Personal finance myth-busters
Post by Mearns & Company in News
Like many areas of life, personal finance has plenty of myths that somehow survive as ‘facts’. Since spring is traditionally a time for sweeping out the cobwebs, let’s clear up four persistent misunderstandings.
Myth 1: Maybe past performance is a reliable indicator of future performance
The sort of sudden, sharp falls in investment values that we have seen recently due to the war in Ukraine can turn normal assumptions upside down. A spell of turbulent markets, combined with dire headlines, can make the future investment outlook appear unavoidably grim. This understandable reaction is simply misplaced: the past is not a wholly reliable indicator of the future, and a few weeks of volatility are no guide to how investors should view future performance, which should have a long term perspective measured in years.
Myth 2: I don’t need a will as everything will automatically pass to my other half
If you are not married or in a civil partnership, then only property you own jointly (as joint tenants) will pass to your partner. The rules of intestacy, which vary between the four constituent parts of the UK, only make provision for surviving spouses and civil partners. Even then, there are often limits on what can be passed to the survivor.

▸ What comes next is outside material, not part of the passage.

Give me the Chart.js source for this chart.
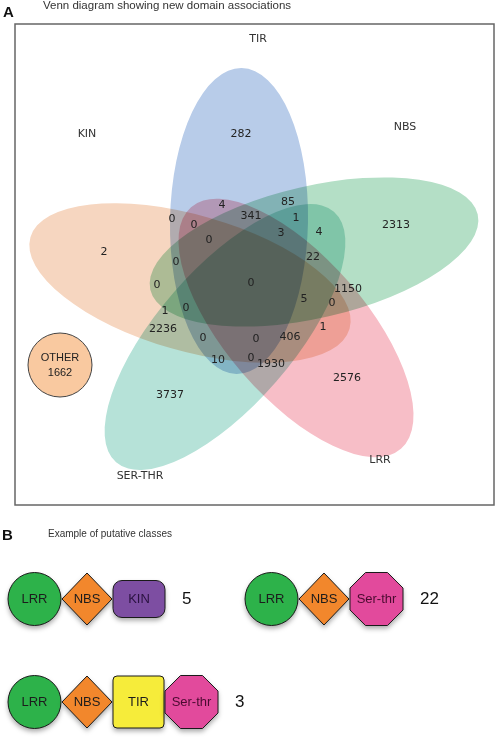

Myth 3: I don’t need a cash reserve as I can always borrow
Borrowing has never been easier and interest rates rarely lower. That may be true today, but financial conditions are never permanent. Mark Twain’s remark that a banker is someone who lends you his umbrella when the sun is shining but wants it back when the rain begins has more than an element of truth. And the fact is the greater your need for cash, the less willing lenders may be to supply it.
Myth 4: You can never lose money buying residential property
The notion that house prices always go up was behind the global financial crisis of 2007/8. In the mid-2000s, many US lenders thought rising property prices would always come to their rescue, an assumption that nearly collapsed the global banking system. In the UK, average house prices fell by over a fifth between October 2007 and February 2009. They did not regain their 2007 peak until May 2014. Adjusted for CPI inflation, house prices had still not recovered fully by January 2022. So ‘safe as houses’ doesn’t always hold true.
Before you succumb to anything that might turn out to be a financial myth, make sure you seek out expert advice. As we know, relying on unverified assumptions can be extremely costly.